Input:
================

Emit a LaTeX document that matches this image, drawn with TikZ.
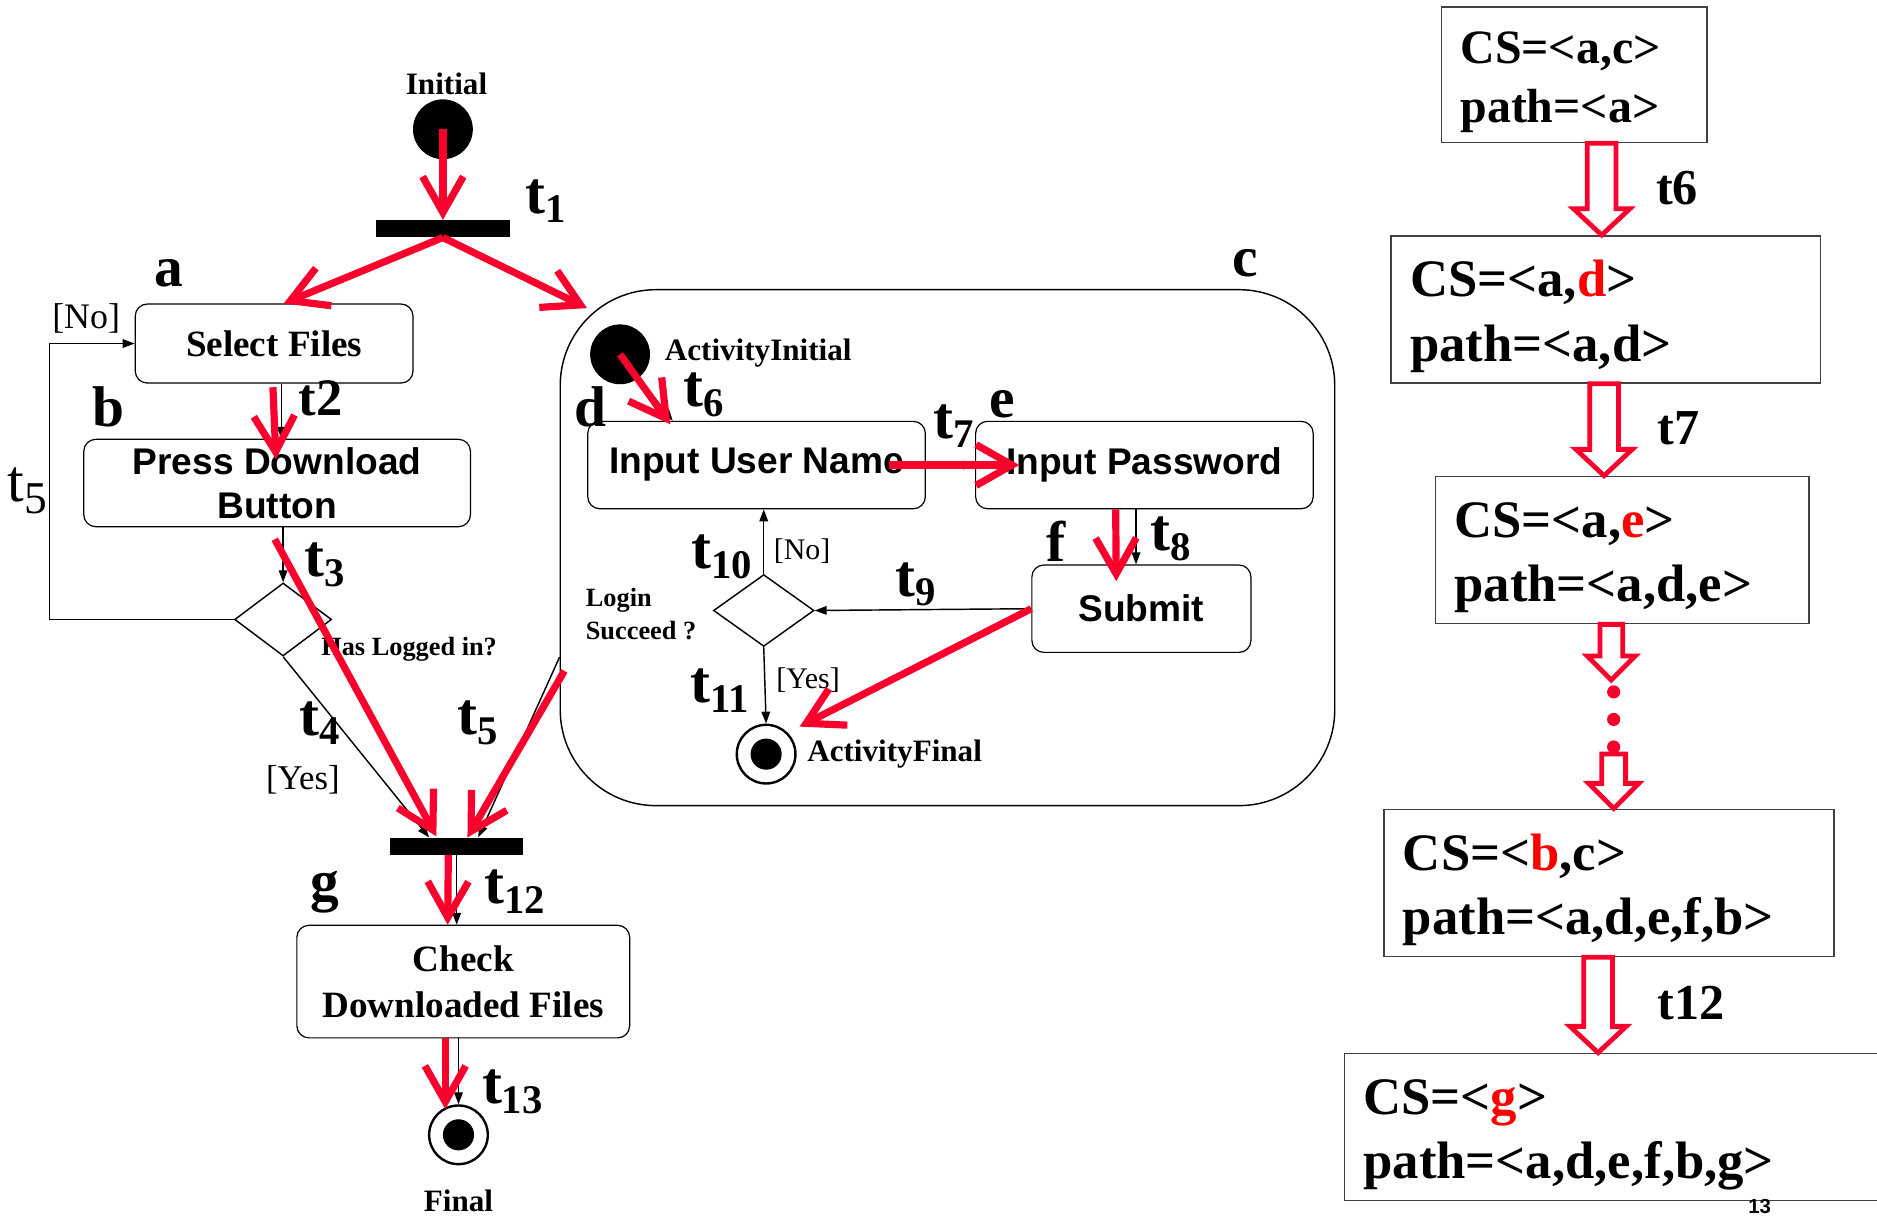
\documentclass[tikz,border=0pt]{standalone}
\usepackage{fontspec}
\setmainfont{Liberation Serif}
\newfontfamily\sansf{Liberation Sans}
\usetikzlibrary{arrows.meta,shapes.geometric,calc}
\definecolor{hl}{RGB}{250,0,45}
\newcommand{\fs}[2]{\fontsize{#1}{#2}\selectfont}
% bold transition label t with a lowered index
\newcommand{\tsub}[1]{\textbf{\fs{25}{25}t\raisebox{-4pt}{\fs{17}{17}#1}}}
% hollow block arrow between two points on a common vertical line
\newcommand{\hollowarrow}[6]{%
  \draw[hollow] let \p1=(#1 -| #3), \p2=(#2 -| #3) in
    (\x1-#4,\y1) -- (\x1-#4,\y2+#6) -- (\x1-#5,\y2+#6) -- (\x1,\y2)
    -- (\x1+#5,\y2+#6) -- (\x1+#4,\y2+#6) -- (\x1+#4,\y1) -- cycle;}
\begin{document}
\begin{tikzpicture}[x=0.5pt,y=-0.5pt,
  box/.style={draw, line width=0.5pt, rounded corners=5pt, inner sep=0pt, align=center},
  syncbar/.style={fill, inner sep=0pt, minimum height=7pt},
  dot/.style={circle, fill, inner sep=0pt, minimum size=25pt},
  ring/.style={circle, draw, line width=1pt, inner sep=0pt, minimum size=24.5pt},
  core/.style={circle, fill, inner sep=0pt, minimum size=13pt},
  choice/.style={diamond, draw, line width=0.6pt, inner sep=0pt},
  conn/.style={line width=0.6pt, -{Triangle[length=5pt,width=3.6pt]}},
  hot/.style={draw=hl, line width=3pt, -{Straight Barb[length=15pt,width=17pt]}},
  lab/.style={inner sep=0pt, font=\bfseries\fs{24}{24}},
  tl/.style={inner sep=0pt},
  csbox/.style={draw=black!75, line width=0.6pt, inner xsep=8pt, inner ysep=0pt, align=left, font=\bfseries\fs{22}{27}},
  hollow/.style={draw=hl, line width=2pt, fill=white, line join=miter},
  serifbox/.style={box, font=\bfseries\fs{15.5}{19}},
  sansbox/.style={box, font=\sansf\bfseries\fs{15.5}{18.5}},
]
\useasboundingbox (0,0) rectangle (1568,1015);

% ---------------- main activity ----------------
\node[dot] (init) at (370,108) {};
\node[font=\bfseries\fs{13}{13}, inner sep=0pt] (tinit) at (373,70) {Initial};
\node[syncbar, minimum width=56pt] (bar1) at (370,191) {};
\node[serifbox, minimum width=116pt, minimum height=33pt] (a) at (229,287) {Select Files};
\node[sansbox, minimum width=161.5pt, minimum height=36.5pt] (b) at (231.5,403.5) {Press Download\\Button};
\node[choice, minimum width=40.5pt, minimum height=30.5pt] (dec1) at (236.5,517.5) {};
\node[syncbar, minimum width=55.5pt] (bar2) at (381.5,707) {};
\node[serifbox, minimum width=139pt, minimum height=47pt] (g) at (387,820) {Check\\Downloaded Files};
\node[ring] (fin) at (383,948) {};
\node[core] (finc) at (fin.center) {};
\node[font=\bfseries\fs{13}{13}, inner sep=0pt] (tfin) at (383,1003) {Final};

% ---------------- composite state c ----------------
\node[draw, line width=0.6pt, rounded corners=40pt, minimum width=323.5pt, minimum height=215.5pt, inner sep=0pt] (c) at (791.5,457.5) {};
\node[dot] (ainit) at (518,296) {};
\node[anchor=west, inner sep=0pt, font=\bfseries\fs{13}{13}] (tainit) at (555,295) {ActivityInitial};
\node[sansbox, minimum width=141pt, minimum height=36.5pt] (d) at (632,388.5) {Input User Name};
\node[sansbox, minimum width=141pt, minimum height=36.5pt] (e) at (956,388.5) {Input Password};
\node[sansbox, minimum width=91.5pt, minimum height=36.5pt] (f) at (953.5,508.5) {Submit};
\node[choice, minimum width=42pt, minimum height=30pt] (dec2) at (638,510) {};
\node[ring] (afin) at (640,630) {};
\node[core] (afinc) at (afin.center) {};
\node[anchor=west, inner sep=0pt, font=\bfseries\fs{13}{13}] (tafin) at (674,630) {ActivityFinal};
\node[anchor=west, align=left, inner sep=0pt, font=\bfseries\fs{11}{13.5}] (tlogin) at (489,513) {Login\\Succeed ?};

% ---------------- labels ----------------
\node[tl] (t1) at (456,168) {\tsub{1}};
\node[lab] (la) at (141,228) {a};
\node[font=\fs{15}{15}, inner sep=0pt] (no1) at (72,266) {[No]};
\node[lab] (lb) at (91,340) {b};
\node[tl] (t2) at (268,333) {\textbf{\fs{22}{22}t2}};
\node[tl] (t5a) at (23,410) {\fs{25}{25}t\raisebox{-5pt}{\fs{19}{19}5}};
\node[tl] (t3) at (271,472) {\tsub{3}};
\node[anchor=west, inner sep=0pt, font=\bfseries\fs{11}{11}] (qlog) at (268,542) {Has Logged in?};
\node[tl] (t4) at (267,604) {\tsub{4}};
\node[font=\fs{14.5}{14.5}, inner sep=0pt] (yes1) at (253,651) {[Yes]};
\node[tl] (t5b) at (399,604) {\tsub{5}};
\node[lab] (lg) at (271,745) {g};
\node[tl] (t12) at (430,745) {\tsub{12}};
\node[tl] (t13) at (428,912) {\tsub{13}};
\node[lab] (lc) at (1040,220) {c};
\node[lab] (ld) at (493,340) {d};
\node[tl] (t6) at (588,330) {\tsub{6}};
\node[tl] (t7) at (797,356) {\tsub{7}};
\node[lab] (le) at (837,338) {e};
\node[lab] (lf) at (882,452) {f};
\node[tl] (t8) at (978,450) {\tsub{8}};
\node[tl] (t10) at (603,465) {\tsub{10}};
\node[font=\fs{12.5}{12.5}, inner sep=0pt] (no2) at (670,460) {[No]};
\node[tl] (t9) at (765,488) {\tsub{9}};
\node[tl] (t11) at (601,577) {\tsub{11}};
\node[font=\fs{12.5}{12.5}, inner sep=0pt] (yes2) at (675,568) {[Yes]};

% ---------------- black control flow ----------------
\coordinate (colab) at (235,0);
\coordinate (colf) at (949,0);
\draw[conn] (init) -- (bar1);
\draw[conn] (a.south -| colab) -- (b.north -| colab);
\draw[conn] (b.south -| dec1.north) -- (dec1.north);
\draw[conn] (dec1.west) -- ++(-154,0) |- (a.west);
\draw[conn] (dec1.south) -- ([xshift=-11.5pt]bar2.north);
\draw[conn] ([yshift=-45.75pt]c.west) -- ([xshift=9pt]bar2.north);
\draw[conn] (bar2.south) -- (bar2.south |- g.north);
\draw[conn] (g.south -| fin.north) -- (fin.north);
\draw[conn] (ainit) -- ([xshift=-35pt]d.north);
\draw[conn] (d.east) -- (e.west);
\draw[conn] (e.south -| colf) -- (f.north -| colf);
\draw[conn] (f.west) -- (dec2.east);
\draw[conn] (dec2.north) -- (d.south -| dec2.north);
\draw[conn] (dec2.south) -- (afin.north);

% ---------------- highlighted path ----------------
\draw[hot] (init.center) -- (bar1.north);
\draw[hot] (bar1.south) -- ([xshift=4pt]a.north);
\draw[hot] (bar1.south) -- ($(c.north west)+(23,16)$);
\draw[hot] ($(a.south)+(-1,3)$) -- ($(b.north)+(-1,17)$);
\draw[hot] ($(b.south)+(-2,10)$) -- ($(bar2.north)+(-17,-1)$);
\draw[hot] ($(c.west)+(4,103)$) -- ($(bar2.north)+(9,0)$);
\draw[hot] ($(bar2.south)+(-7,0)$) -- ($(g.north)+(-13,0)$);
\draw[hot] ($(g.south)+(-15,0)$) -- ($(fin.north)+(-11,4)$);
\draw[hot] (ainit.center) -- ($(d.north)+(-72,3)$);
\draw[hot] ($(d.east)+(-31,0)$) -- ($(e.west)+(37,0)$);
\draw[hot] ($(e.south)+(-24,0)$) -- ($(f.north)+(-21,14)$);
\draw[hot] (f.west) -- ($(afin.center)+(28,-23)$);

% ---------------- configuration trace ----------------
\node[csbox, font=\bfseries\fs{20}{24.5}, text width=95pt, minimum height=56.5pt] (r1) at (1315,62.5) {\rule{0pt}{19.5pt}CS=<a,c>\\path=<a>};
\node[csbox, text width=163.5pt, minimum height=61.5pt] (r2) at (1341.5,258.5) {\rule{0pt}{21pt}CS=<a,{\color{red}d}>\\path=<a,d>};
\node[csbox, text width=140pt, minimum height=61.5pt] (r3) at (1355,459.5) {\rule{0pt}{21pt}CS=<a,{\color{red}e}>\\path=<a,d,e>};
\node[csbox, text width=172pt, minimum height=61.5pt] (r4) at (1344,737.5) {\rule{0pt}{21pt}CS=<{\color{red}b},c>\\path=<a,d,e,f,b>};
\node[csbox, text width=222.5pt, minimum height=61.5pt] (r5) at (1361.5,941.5) {\rule{0pt}{21pt}CS=<{\color{red}g}>\\path=<a,d,e,f,b,g>};
\node[circle, fill=hl, inner sep=0pt, minimum size=5.5pt] (dt1) at (1348,578) {};
\node[circle, fill=hl, inner sep=0pt, minimum size=5.5pt] (dt2) at (1348,601) {};
\node[circle, fill=hl, inner sep=0pt, minimum size=5.5pt] (dt3) at (1348,624) {};
\coordinate (hx1) at (1338,0);
\coordinate (hx2) at (1340,0);
\coordinate (hx3) at (1346,0);
\coordinate (hx4) at (1348,0);
\coordinate (hx5) at (1335,0);
\coordinate (tip3) at (1346,568);
\hollowarrow{r1.south}{r2.north}{hx1}{6pt}{11.75pt}{11pt}
\hollowarrow{r2.south}{r3.north}{hx2}{6pt}{11.75pt}{11pt}
\hollowarrow{r3.south}{tip3}{hx3}{4.75pt}{10pt}{10pt}
\hollowarrow{dt3.south}{r4.north}{hx4}{5pt}{10.5pt}{10.5pt}
\hollowarrow{r4.south}{r5.north}{hx5}{6pt}{11.75pt}{11pt}
\node[inner sep=0pt, font=\bfseries\fs{21}{21}] (s6) at (1401,157) {t6};
\node[inner sep=0pt, font=\bfseries\fs{21}{21}] (s7) at (1402,358) {t7};
\node[inner sep=0pt, font=\bfseries\fs{21}{21}] (s12) at (1413,838) {t12};
\node[inner sep=0pt, font=\sansf\bfseries\fs{8.5}{8.5}] (pg) at (1470,1008) {13};
\end{tikzpicture}
\end{document}
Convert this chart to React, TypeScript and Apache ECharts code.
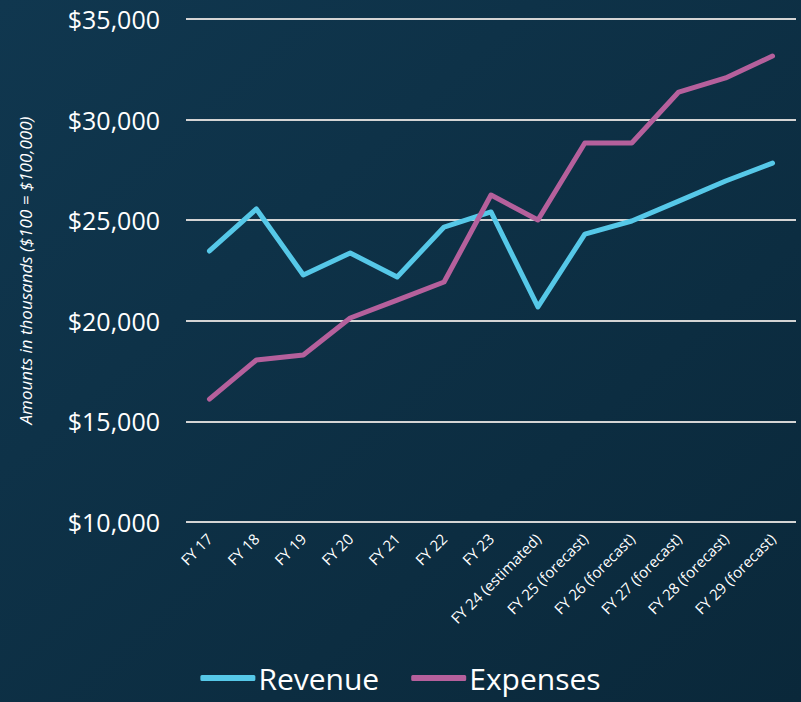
import React, { useEffect, useRef } from "react";
import * as echarts from "echarts";

const categories = [
  "FY 17", "FY 18", "FY 19", "FY 20", "FY 21", "FY 22", "FY 23",
  "FY 24 (estimated)", "FY 25 (forecast)", "FY 26 (forecast)",
  "FY 27 (forecast)", "FY 28 (forecast)", "FY 29 (forecast)",
];
const revenue = [23470, 25560, 22280, 23370, 22180, 24660, 25410, 20690, 24310, 24960, 25950, 26950, 27840];
const expenses = [16110, 18050, 18300, 20140, 21030, 21930, 26250, 25010, 28840, 28840, 31370, 32070, 33160];
const yAxisTitle = "Amounts in thousands ($100 = $100,000)";

const FONT = "'Open Sans', sans-serif";

export default function App() {
  const ref = useRef<HTMLDivElement>(null);
  useEffect(() => {
    if (!ref.current) return;
    const chart = echarts.init(ref.current, null, { renderer: "svg" });
    chart.setOption({
      animation: false,
      backgroundColor: new echarts.graphic.LinearGradient(0, 0, 1, 1, [
        { offset: 0, color: "#10374f" },
        { offset: 1, color: "#0a283a" },
      ]),
      grid: { left: 186, right: 5, top: 19, bottom: 180 },
      legend: {
        bottom: 2,
        left: "center",
        itemWidth: 55,
        itemHeight: 6,
        itemGap: 32,
        icon: "roundRect",
        textStyle: { color: "#ffffff", fontSize: 30, lineHeight: 34, fontFamily: FONT, padding: [0, 0, 0, -2] },
        data: ["Revenue", "Expenses"],
      },
      xAxis: {
        type: "category",
        data: categories,
        boundaryGap: true,
        axisLine: { show: false },
        axisTick: { show: false },
        axisLabel: {
          rotate: 45,
          color: "#ffffff",
          fontSize: 15,
          fontFamily: FONT,
          interval: 0,
          margin: 14,
        },
      },
      yAxis: {
        type: "value",
        min: 10000,
        max: 35000,
        interval: 5000,
        name: yAxisTitle,
        nameLocation: "middle",
        nameGap: 152,
        nameTextStyle: { color: "#ffffff", fontSize: 17, fontStyle: "italic", fontFamily: FONT },
        axisLine: { show: false },
        axisTick: { show: false },
        axisLabel: {
          color: "#ffffff",
          fontSize: 25,
          fontFamily: FONT,
          margin: 26,
          formatter: (v: number) => "$" + v.toLocaleString("en-US"),
        },
        splitLine: { lineStyle: { color: "#d4d4d4", width: 2 } },
      },
      series: [
        {
          name: "Revenue",
          type: "line",
          data: revenue,
          symbol: "none",
          lineStyle: { color: "#56c8e8", width: 5, cap: "round", join: "round" },
          itemStyle: { color: "#56c8e8" },
        },
        {
          name: "Expenses",
          type: "line",
          data: expenses,
          symbol: "none",
          lineStyle: { color: "#b5609c", width: 5, cap: "round", join: "round" },
          itemStyle: { color: "#b5609c" },
        },
      ],
    });
    return () => chart.dispose();
  }, []);
  return (
    <div
      ref={ref}
      style={{ position: "fixed", left: 0, top: 0, width: 801, height: 702 }}
    />
  );
}
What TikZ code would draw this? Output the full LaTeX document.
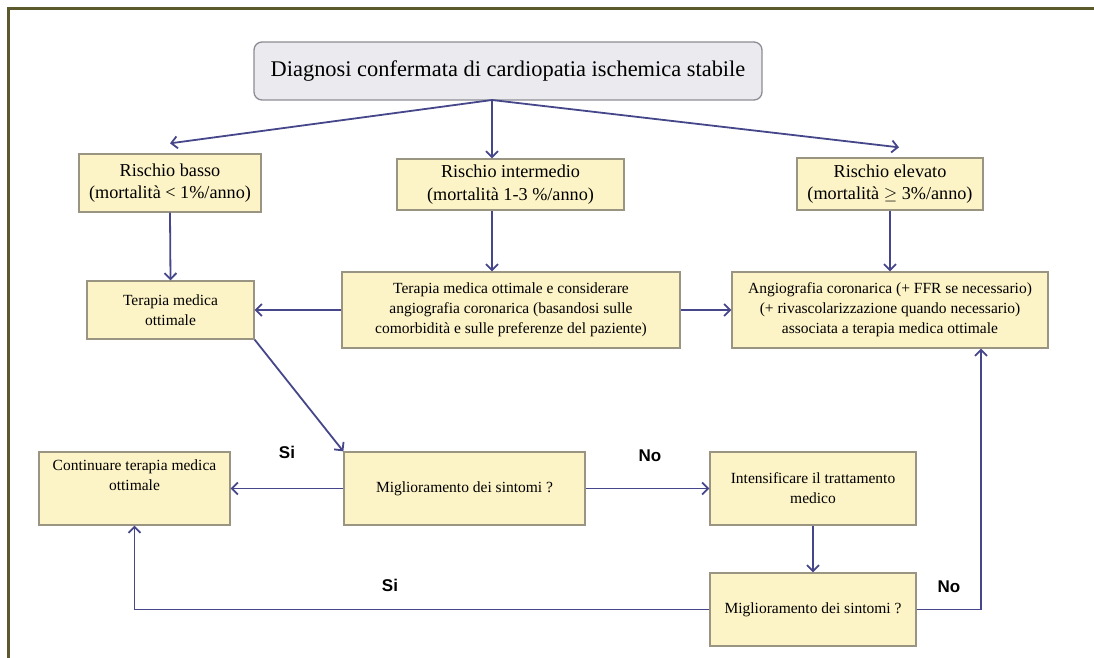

================

Copy out every line from the data above that has "this" in it.

Emit a LaTeX document that matches this image, drawn with TikZ.
Convert this chart to React, TypeScript and Apache ECharts code.
What TikZ code would draw this? Output the full LaTeX document.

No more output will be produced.